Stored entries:
-- Start --

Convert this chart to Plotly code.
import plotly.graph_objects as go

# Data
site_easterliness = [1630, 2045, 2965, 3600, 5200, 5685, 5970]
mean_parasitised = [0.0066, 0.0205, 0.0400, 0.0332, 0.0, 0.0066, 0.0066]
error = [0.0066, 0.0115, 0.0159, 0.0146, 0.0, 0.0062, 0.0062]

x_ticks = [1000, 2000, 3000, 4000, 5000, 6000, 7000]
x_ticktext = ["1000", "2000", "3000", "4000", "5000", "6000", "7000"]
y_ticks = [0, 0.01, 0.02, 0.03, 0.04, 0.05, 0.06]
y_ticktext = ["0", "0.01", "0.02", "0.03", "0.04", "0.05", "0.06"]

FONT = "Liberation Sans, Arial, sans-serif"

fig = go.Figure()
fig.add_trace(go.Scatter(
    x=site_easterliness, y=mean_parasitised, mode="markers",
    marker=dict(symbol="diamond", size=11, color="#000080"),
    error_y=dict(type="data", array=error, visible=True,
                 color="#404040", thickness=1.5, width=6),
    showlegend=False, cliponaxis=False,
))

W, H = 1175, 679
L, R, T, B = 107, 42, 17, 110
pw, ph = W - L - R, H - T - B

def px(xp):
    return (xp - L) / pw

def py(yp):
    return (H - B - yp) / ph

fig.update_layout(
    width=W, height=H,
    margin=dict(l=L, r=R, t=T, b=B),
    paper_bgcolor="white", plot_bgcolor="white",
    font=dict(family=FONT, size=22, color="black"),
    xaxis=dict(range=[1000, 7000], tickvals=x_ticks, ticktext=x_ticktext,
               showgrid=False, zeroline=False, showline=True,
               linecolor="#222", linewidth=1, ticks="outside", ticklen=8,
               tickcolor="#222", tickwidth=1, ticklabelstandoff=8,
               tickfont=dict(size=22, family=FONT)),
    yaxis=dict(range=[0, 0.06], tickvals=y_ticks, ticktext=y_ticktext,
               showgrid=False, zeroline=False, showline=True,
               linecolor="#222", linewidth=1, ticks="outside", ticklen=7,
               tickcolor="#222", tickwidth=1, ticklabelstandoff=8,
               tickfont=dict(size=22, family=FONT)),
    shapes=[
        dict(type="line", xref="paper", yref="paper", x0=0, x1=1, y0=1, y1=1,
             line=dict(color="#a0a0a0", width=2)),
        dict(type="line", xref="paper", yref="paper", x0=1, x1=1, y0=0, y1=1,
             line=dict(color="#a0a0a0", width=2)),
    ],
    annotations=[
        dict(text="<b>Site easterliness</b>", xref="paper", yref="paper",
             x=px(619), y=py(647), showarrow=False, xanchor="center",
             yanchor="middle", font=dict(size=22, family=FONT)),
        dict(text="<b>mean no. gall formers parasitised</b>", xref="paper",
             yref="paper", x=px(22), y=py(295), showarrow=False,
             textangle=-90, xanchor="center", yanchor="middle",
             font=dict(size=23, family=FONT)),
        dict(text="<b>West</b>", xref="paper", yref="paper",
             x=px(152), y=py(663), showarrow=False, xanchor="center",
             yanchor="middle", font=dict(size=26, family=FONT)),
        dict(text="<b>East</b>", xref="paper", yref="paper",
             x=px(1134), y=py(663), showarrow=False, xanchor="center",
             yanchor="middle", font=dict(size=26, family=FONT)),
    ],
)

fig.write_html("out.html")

-- End --
-- Start --

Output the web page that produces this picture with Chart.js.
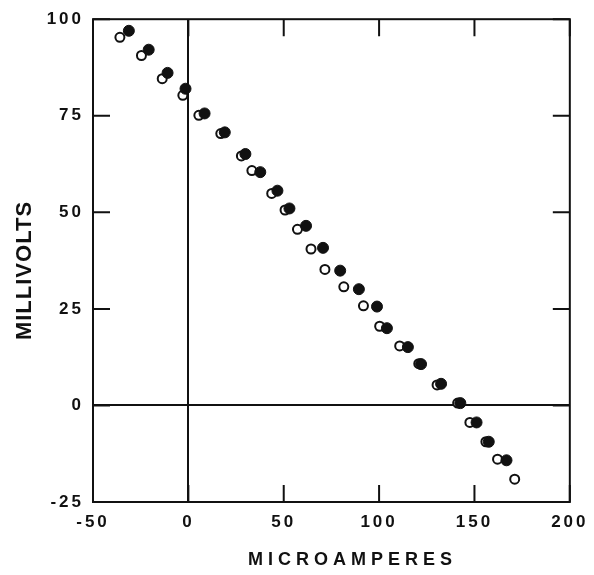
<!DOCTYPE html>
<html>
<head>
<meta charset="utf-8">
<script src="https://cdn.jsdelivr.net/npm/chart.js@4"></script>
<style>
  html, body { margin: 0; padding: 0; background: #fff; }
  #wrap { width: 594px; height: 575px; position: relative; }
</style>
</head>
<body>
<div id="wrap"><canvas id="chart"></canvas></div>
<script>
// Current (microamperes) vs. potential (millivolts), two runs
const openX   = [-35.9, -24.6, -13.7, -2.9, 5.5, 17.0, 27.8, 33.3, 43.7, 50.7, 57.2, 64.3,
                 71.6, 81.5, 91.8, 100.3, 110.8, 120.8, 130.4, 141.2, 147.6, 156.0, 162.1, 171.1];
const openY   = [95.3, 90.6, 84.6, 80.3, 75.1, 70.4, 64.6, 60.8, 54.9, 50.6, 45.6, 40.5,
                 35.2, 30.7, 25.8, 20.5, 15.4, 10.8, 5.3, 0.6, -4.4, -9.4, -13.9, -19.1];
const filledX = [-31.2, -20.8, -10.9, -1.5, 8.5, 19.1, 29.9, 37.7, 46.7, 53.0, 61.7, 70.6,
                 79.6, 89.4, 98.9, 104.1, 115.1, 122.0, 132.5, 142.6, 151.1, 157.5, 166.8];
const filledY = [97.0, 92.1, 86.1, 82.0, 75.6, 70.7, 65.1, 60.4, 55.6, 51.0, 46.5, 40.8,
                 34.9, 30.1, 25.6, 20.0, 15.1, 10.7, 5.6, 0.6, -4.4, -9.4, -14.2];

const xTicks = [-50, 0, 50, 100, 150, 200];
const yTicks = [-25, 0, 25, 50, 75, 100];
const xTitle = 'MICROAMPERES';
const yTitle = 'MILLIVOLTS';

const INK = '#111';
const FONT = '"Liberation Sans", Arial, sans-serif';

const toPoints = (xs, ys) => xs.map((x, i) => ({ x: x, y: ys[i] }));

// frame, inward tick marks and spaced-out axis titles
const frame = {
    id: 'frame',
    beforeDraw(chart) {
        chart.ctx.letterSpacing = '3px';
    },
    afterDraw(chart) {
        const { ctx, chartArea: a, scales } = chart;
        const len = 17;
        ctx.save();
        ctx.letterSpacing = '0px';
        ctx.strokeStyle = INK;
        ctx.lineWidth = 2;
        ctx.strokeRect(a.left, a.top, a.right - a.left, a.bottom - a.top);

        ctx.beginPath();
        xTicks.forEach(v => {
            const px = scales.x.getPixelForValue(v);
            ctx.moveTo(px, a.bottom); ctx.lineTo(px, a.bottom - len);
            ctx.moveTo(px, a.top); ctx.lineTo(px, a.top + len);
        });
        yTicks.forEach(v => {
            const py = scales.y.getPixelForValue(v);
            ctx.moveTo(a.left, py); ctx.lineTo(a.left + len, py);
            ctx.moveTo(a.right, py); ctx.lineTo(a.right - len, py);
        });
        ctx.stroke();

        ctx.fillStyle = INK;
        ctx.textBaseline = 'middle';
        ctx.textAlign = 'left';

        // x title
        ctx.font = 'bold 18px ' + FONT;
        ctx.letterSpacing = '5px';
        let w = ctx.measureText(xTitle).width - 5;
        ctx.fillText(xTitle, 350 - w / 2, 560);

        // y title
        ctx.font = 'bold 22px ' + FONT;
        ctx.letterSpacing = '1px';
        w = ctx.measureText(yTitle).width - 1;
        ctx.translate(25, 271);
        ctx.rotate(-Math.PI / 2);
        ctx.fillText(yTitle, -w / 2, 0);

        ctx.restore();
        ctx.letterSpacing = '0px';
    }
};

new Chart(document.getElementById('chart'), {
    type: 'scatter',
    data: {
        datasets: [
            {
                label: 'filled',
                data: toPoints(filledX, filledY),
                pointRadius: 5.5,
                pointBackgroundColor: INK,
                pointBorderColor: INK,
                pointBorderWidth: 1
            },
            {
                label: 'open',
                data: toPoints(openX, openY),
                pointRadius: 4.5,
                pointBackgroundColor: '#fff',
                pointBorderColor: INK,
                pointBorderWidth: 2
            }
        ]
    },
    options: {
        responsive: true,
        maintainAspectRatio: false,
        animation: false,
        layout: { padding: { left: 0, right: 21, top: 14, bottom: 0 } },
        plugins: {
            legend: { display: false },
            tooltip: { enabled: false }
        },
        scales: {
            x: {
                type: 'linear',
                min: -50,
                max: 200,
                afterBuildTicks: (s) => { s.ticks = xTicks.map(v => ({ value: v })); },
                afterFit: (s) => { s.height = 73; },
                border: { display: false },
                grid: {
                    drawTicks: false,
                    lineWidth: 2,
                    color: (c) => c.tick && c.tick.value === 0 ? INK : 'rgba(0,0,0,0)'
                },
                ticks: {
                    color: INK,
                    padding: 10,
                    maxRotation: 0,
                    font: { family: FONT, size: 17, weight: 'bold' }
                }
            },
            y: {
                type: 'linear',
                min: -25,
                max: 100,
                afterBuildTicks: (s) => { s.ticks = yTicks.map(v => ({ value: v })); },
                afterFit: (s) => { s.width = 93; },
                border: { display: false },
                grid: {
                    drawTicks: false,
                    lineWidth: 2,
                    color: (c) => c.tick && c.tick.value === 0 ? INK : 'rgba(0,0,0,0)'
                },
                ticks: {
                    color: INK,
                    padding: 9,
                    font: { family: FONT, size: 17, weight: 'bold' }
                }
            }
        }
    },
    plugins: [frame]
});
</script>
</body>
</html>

-- End --

• _Exercise goal_
Only the lines from the one containing "Convert this chart to Plotly code." to the one containing "return (H - B - yp) / ph" are to be printed, both ends included, exactly as written.

• _Output_
Convert this chart to Plotly code.
import plotly.graph_objects as go

# Data
site_easterliness = [1630, 2045, 2965, 3600, 5200, 5685, 5970]
mean_parasitised = [0.0066, 0.0205, 0.0400, 0.0332, 0.0, 0.0066, 0.0066]
error = [0.0066, 0.0115, 0.0159, 0.0146, 0.0, 0.0062, 0.0062]

x_ticks = [1000, 2000, 3000, 4000, 5000, 6000, 7000]
x_ticktext = ["1000", "2000", "3000", "4000", "5000", "6000", "7000"]
y_ticks = [0, 0.01, 0.02, 0.03, 0.04, 0.05, 0.06]
y_ticktext = ["0", "0.01", "0.02", "0.03", "0.04", "0.05", "0.06"]

FONT = "Liberation Sans, Arial, sans-serif"

fig = go.Figure()
fig.add_trace(go.Scatter(
    x=site_easterliness, y=mean_parasitised, mode="markers",
    marker=dict(symbol="diamond", size=11, color="#000080"),
    error_y=dict(type="data", array=error, visible=True,
                 color="#404040", thickness=1.5, width=6),
    showlegend=False, cliponaxis=False,
))

W, H = 1175, 679
L, R, T, B = 107, 42, 17, 110
pw, ph = W - L - R, H - T - B

def px(xp):
    return (xp - L) / pw

def py(yp):
    return (H - B - yp) / ph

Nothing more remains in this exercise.